A Least-Squares Weak Galerkin Finite Element Scheme for Cauchy Problems in Convection--Diffusion

TL;DR

This paper presents a novel least-squares weak Galerkin finite element method for solving severely ill-posed convection--diffusion Cauchy problems, offering stability, flexibility, and optimal error estimates.

Contribution

It introduces a new LS-WG scheme that transforms the problem into a symmetric positive definite system and proves its convergence and robustness.

Findings

The method yields optimal-order error estimates.

Numerical tests confirm theoretical convergence rates.

The scheme is robust and efficient on complex geometries.

Abstract

We introduce and rigorously analyze a least-squares weak Galerkin (LS-WG) finite element method for the severely ill-posed Cauchy problem of convection--diffusion equations. The proposed framework utilizes weak derivatives defined on a class of discontinuous weak functions, enabling the natural treatment of complex boundary conditions and internal interfaces.
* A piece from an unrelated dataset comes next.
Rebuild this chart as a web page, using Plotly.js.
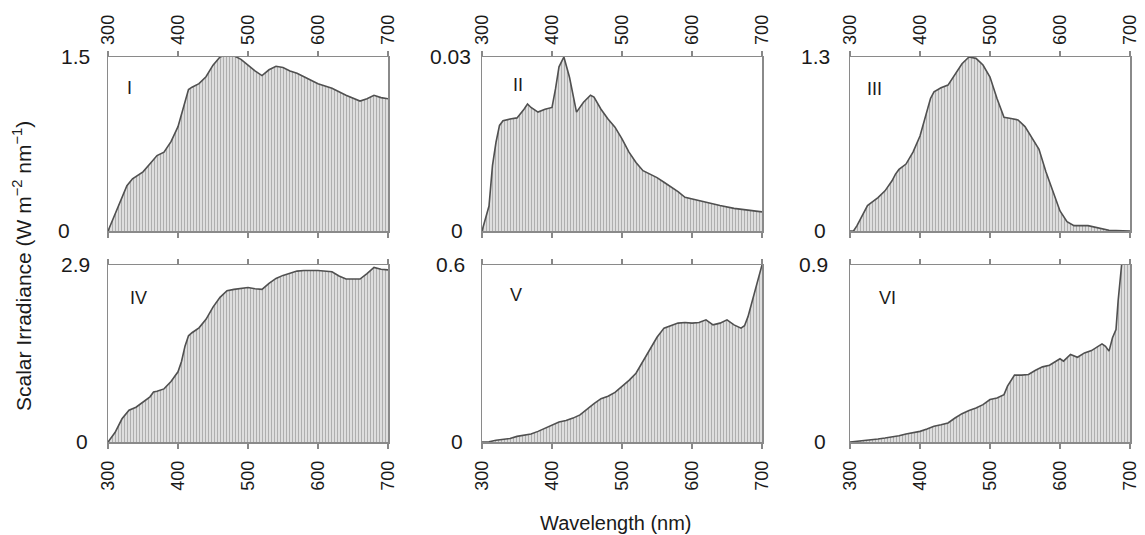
<!DOCTYPE html>
<html>
<head>
<meta charset="utf-8">
<script src="https://cdn.plot.ly/plotly-3.0.1.min.js"></script>
<style>html,body{margin:0;padding:0;background:#fff}#chart{width:1145px;height:535px}</style>
</head>
<body>
<div id="chart"></div>
<script>
// ---- Data (wavelength nm, scalar irradiance W m^-2 nm^-1) ----
const panelLabels = ["I", "II", "III", "IV", "V", "VI"];
const yMax = [1.5, 0.03, 1.3, 2.9, 0.6, 0.9];
const yMaxText = ["1.5", "0.03", "1.3", "2.9", "0.6", "0.9"];
const xTicks = [300, 400, 500, 600, 700];

const wl1 = [300,310,320,327,335,350,360,370,380,390,400,410,415,420,430,440,450,460,470,480,490,500,510,520,530,540,550,560,570,580,590,600,620,640,660,670,680,690,700];
const ir1 = [0,0.14,0.29,0.39,0.45,0.51,0.58,0.65,0.68,0.77,0.90,1.10,1.22,1.24,1.27,1.33,1.43,1.50,1.52,1.51,1.48,1.43,1.38,1.34,1.39,1.42,1.41,1.38,1.36,1.33,1.30,1.27,1.23,1.17,1.12,1.14,1.17,1.15,1.14];

const wl2 = [300,305,310,315,320,325,330,340,350,360,365,370,380,390,400,405,410,417,425,435,445,455,460,470,480,490,500,510,520,530,540,550,560,570,580,590,600,620,640,660,680,700];
const ir2 = [0,0.002,0.0043,0.0113,0.0153,0.0182,0.019,0.0193,0.0195,0.021,0.0219,0.0213,0.0205,0.021,0.0213,0.0245,0.0283,0.030,0.0265,0.0205,0.0222,0.0234,0.0231,0.021,0.0193,0.0179,0.0159,0.0136,0.0118,0.0104,0.0098,0.0092,0.0084,0.0076,0.0068,0.0058,0.0055,0.005,0.0044,0.0039,0.0036,0.0033];

const wl3 = [300,305,310,320,325,330,340,350,360,365,370,380,390,400,410,415,420,430,440,450,460,470,480,490,500,510,520,530,540,550,560,570,580,590,600,610,620,640,660,670,680,700];
const ir3 = [0,0,0.04,0.14,0.19,0.21,0.25,0.30,0.375,0.425,0.46,0.50,0.59,0.71,0.89,0.99,1.04,1.07,1.09,1.17,1.25,1.30,1.29,1.24,1.15,0.99,0.85,0.84,0.83,0.78,0.70,0.61,0.44,0.29,0.15,0.07,0.04,0.04,0.02,0.005,0.003,0];

const wl4 = [300,310,320,325,330,340,350,360,365,370,380,390,400,405,410,415,420,430,440,450,460,470,480,490,500,510,520,530,540,550,560,570,580,600,620,630,640,660,670,680,690,700];
const ir4 = [0,0.155,0.38,0.46,0.52,0.57,0.65,0.74,0.82,0.83,0.87,0.99,1.15,1.32,1.57,1.74,1.79,1.87,2.01,2.21,2.37,2.48,2.50,2.51,2.53,2.51,2.50,2.60,2.68,2.73,2.76,2.80,2.81,2.81,2.79,2.72,2.67,2.67,2.76,2.86,2.83,2.82];

const wl5 = [300,310,320,330,340,350,360,370,380,390,400,410,420,430,440,450,460,470,480,490,500,510,520,530,540,550,560,570,580,590,600,610,620,630,640,650,660,670,675,680,690,700];
const ir5 = [0,0.001,0.006,0.01,0.012,0.019,0.024,0.027,0.036,0.047,0.059,0.068,0.073,0.081,0.092,0.112,0.13,0.147,0.155,0.168,0.188,0.209,0.233,0.273,0.312,0.355,0.386,0.394,0.403,0.405,0.403,0.405,0.414,0.397,0.403,0.414,0.397,0.386,0.394,0.425,0.515,0.6];

const wl6 = [300,310,320,340,350,360,370,380,390,400,410,420,430,440,450,460,470,480,490,500,510,520,525,535,545,555,565,575,585,595,600,605,615,625,635,645,655,660,665,670,675,680,683,688,695,700];
const ir6 = [0,0.003,0.007,0.015,0.02,0.025,0.032,0.041,0.046,0.054,0.066,0.08,0.088,0.097,0.122,0.144,0.16,0.173,0.19,0.216,0.224,0.241,0.284,0.34,0.34,0.343,0.365,0.382,0.39,0.411,0.423,0.411,0.445,0.431,0.453,0.465,0.487,0.499,0.487,0.462,0.53,0.572,0.717,0.9,1.0,1.0];

const wls = [wl1, wl2, wl3, wl4, wl5, wl6];
const irs = [ir1, ir2, ir3, ir4, ir5, ir6];

// ---- Layout geometry (pixels) ----
const W = 1145, H = 535;
const colPx = [[108, 388], [482, 762], [850, 1130]];
const rowPx = [[57, 231], [265, 442]];
const labelPos = [[129, 88], [518, 85], [874, 89], [138, 298], [516, 295], [887, 298]];
const yTickRight = [[72, 92], [465, 473], [828, 832], [90, 92], [465, 467], [828, 830]];
const FONT = "Liberation Sans, Arial, sans-serif";

const traces = [];
const layout = {
  width: W, height: H,
  margin: {l: 0, r: 0, t: 0, b: 0},
  paper_bgcolor: "#fff", plot_bgcolor: "#fff",
  showlegend: false,
  font: {family: FONT, color: "#1a1a1a", size: 17},
  annotations: []
};

for (let i = 0; i < 6; i++) {
  const r = Math.floor(i / 3), c = i % 3;
  const n = i === 0 ? "" : String(i + 1);
  traces.push({
    type: "scatter", mode: "lines",
    x: wls[i], y: irs[i],
    xaxis: "x" + n, yaxis: "y" + n,
    fill: "tozeroy",
    fillcolor: "#dcdcdc",
    fillpattern: {shape: "|", fgcolor: "#a8a8a8", bgcolor: "#dedede", size: 3, solidity: 0.3},
    line: {color: "#505050", width: 1.6, shape: "linear"},
    hoverinfo: "skip"
  });
  const xd = [colPx[c][0] / W, colPx[c][1] / W];
  const yd = [1 - rowPx[r][1] / H, 1 - rowPx[r][0] / H];
  layout["xaxis" + n] = {
    domain: xd, anchor: "y" + n,
    range: [300, 700],
    side: r === 0 ? "top" : "bottom",
    tickvals: xTicks,
    ticktext: xTicks.map(String),
    tickangle: -90,
    ticks: "outside", ticklen: 5, tickwidth: 1.2, tickcolor: "#888",
    ticklabelstandoff: r === 0 ? 2 : 5,
    showline: true, linecolor: "#8a8a8a", linewidth: 1.5,
    mirror: "ticks",
    showgrid: false, zeroline: false,
    automargin: false,
    tickfont: {family: FONT, size: 18, color: "#1a1a1a"},
    fixedrange: true
  };
  layout["yaxis" + n] = {
    domain: yd, anchor: "x" + n,
    range: [0, yMax[i]],
    showticklabels: false,
    ticks: "",
    showline: true, linecolor: "#8a8a8a", linewidth: 1.5,
    mirror: true,
    showgrid: false, zeroline: false,
    automargin: false,
    fixedrange: true
  };
  // y tick labels (0 and max), placed per panel as in the original figure
  const yt = [0, yMax[i]], ytt = ["0", yMaxText[i]];
  for (let k = 0; k < 2; k++) {
    layout.annotations.push({
      xref: "paper", yref: "y" + n,
      x: yTickRight[i][k] / W, y: yt[k],
      xanchor: "right", yanchor: "middle",
      text: ytt[k], showarrow: false,
      font: {family: FONT, size: 21, color: "#1a1a1a"}
    });
  }
  layout.annotations.push({
    xref: "paper", yref: "paper",
    x: labelPos[i][0] / W, y: 1 - labelPos[i][1] / H,
    xanchor: "center", yanchor: "middle",
    text: panelLabels[i], showarrow: false,
    font: {family: FONT, size: 18, color: "#1a1a1a"}
  });
}

layout.annotations.push({
  xref: "paper", yref: "paper",
  x: 22 / W, y: 1 - 266 / H,
  text: "Scalar Irradiance (W m<sup>−2</sup> nm<sup>−1</sup>)",
  textangle: -90, showarrow: false,
  xanchor: "center", yanchor: "middle",
  font: {family: FONT, size: 21, color: "#1a1a1a"}
});
layout.annotations.push({
  xref: "paper", yref: "paper",
  x: 616 / W, y: 1 - 523 / H,
  text: "Wavelength (nm)", showarrow: false,
  xanchor: "center", yanchor: "middle",
  font: {family: FONT, size: 20, color: "#1a1a1a"}
});

Plotly.newPlot("chart", traces, layout, {displayModeBar: false, staticPlot: true});
</script>
</body>
</html>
A key advantage of the least-squares formulation is that it transforms the underlying non-self-adjoint operator into a discrete linear system that is inherently symmetric and positive definite (SPD). We demonstrate the geometric flexibility of the method on arbitrary polygonal and polyhedral partitions. Furthermore, we establish the uniqueness of the numerical solution and derive optimal-order error estimates in a carefully defined discrete energy norm. Extensive numerical tests are presented to confirm the theoretical convergence rates and highlight the algorithm's robustness and efficiency compared to standard Galerkin approaches.